[Records with drawing code]
— start —

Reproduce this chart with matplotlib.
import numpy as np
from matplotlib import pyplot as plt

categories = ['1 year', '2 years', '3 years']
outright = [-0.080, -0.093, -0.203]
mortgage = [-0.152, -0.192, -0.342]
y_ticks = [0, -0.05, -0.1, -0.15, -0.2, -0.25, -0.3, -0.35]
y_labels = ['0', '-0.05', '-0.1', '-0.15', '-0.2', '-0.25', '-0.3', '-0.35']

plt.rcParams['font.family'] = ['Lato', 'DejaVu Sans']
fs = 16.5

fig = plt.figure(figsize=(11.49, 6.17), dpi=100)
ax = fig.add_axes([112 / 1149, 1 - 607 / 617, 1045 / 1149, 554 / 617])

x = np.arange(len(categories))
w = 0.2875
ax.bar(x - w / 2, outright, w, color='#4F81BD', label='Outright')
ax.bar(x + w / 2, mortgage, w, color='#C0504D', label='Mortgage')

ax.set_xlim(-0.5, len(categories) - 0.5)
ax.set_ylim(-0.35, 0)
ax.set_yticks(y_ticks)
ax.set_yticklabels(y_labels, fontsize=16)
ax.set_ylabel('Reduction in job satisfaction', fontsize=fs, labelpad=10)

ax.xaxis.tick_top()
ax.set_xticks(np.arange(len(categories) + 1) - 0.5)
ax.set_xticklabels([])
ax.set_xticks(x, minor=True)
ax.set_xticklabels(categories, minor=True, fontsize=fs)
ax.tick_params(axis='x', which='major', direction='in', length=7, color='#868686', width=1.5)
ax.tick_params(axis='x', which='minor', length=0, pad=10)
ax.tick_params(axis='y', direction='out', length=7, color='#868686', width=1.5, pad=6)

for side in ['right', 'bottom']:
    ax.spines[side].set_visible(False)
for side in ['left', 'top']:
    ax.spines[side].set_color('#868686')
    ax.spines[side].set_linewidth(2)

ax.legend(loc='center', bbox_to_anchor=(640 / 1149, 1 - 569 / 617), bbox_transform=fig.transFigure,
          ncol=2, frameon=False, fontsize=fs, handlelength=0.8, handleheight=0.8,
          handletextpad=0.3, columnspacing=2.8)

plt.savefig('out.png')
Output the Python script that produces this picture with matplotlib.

— end —

» Your goal:
Repeat every record, exactly as written.

» Exercise output:
Reproduce this chart with matplotlib.
import numpy as np
from matplotlib import pyplot as plt

categories = ['1 year', '2 years', '3 years']
outright = [-0.080, -0.093, -0.203]
mortgage = [-0.152, -0.192, -0.342]
y_ticks = [0, -0.05, -0.1, -0.15, -0.2, -0.25, -0.3, -0.35]
y_labels = ['0', '-0.05', '-0.1', '-0.15', '-0.2', '-0.25', '-0.3', '-0.35']

plt.rcParams['font.family'] = ['Lato', 'DejaVu Sans']
fs = 16.5

fig = plt.figure(figsize=(11.49, 6.17), dpi=100)
ax = fig.add_axes([112 / 1149, 1 - 607 / 617, 1045 / 1149, 554 / 617])

x = np.arange(len(categories))
w = 0.2875
ax.bar(x - w / 2, outright, w, color='#4F81BD', label='Outright')
ax.bar(x + w / 2, mortgage, w, color='#C0504D', label='Mortgage')

ax.set_xlim(-0.5, len(categories) - 0.5)
ax.set_ylim(-0.35, 0)
ax.set_yticks(y_ticks)
ax.set_yticklabels(y_labels, fontsize=16)
ax.set_ylabel('Reduction in job satisfaction', fontsize=fs, labelpad=10)

ax.xaxis.tick_top()
ax.set_xticks(np.arange(len(categories) + 1) - 0.5)
ax.set_xticklabels([])
ax.set_xticks(x, minor=True)
ax.set_xticklabels(categories, minor=True, fontsize=fs)
ax.tick_params(axis='x', which='major', direction='in', length=7, color='#868686', width=1.5)
ax.tick_params(axis='x', which='minor', length=0, pad=10)
ax.tick_params(axis='y', direction='out', length=7, color='#868686', width=1.5, pad=6)

for side in ['right', 'bottom']:
    ax.spines[side].set_visible(False)
for side in ['left', 'top']:
    ax.spines[side].set_color('#868686')
    ax.spines[side].set_linewidth(2)

ax.legend(loc='center', bbox_to_anchor=(640 / 1149, 1 - 569 / 617), bbox_transform=fig.transFigure,
          ncol=2, frameon=False, fontsize=fs, handlelength=0.8, handleheight=0.8,
          handletextpad=0.3, columnspacing=2.8)

plt.savefig('out.png')
Output the Python script that produces this picture with matplotlib.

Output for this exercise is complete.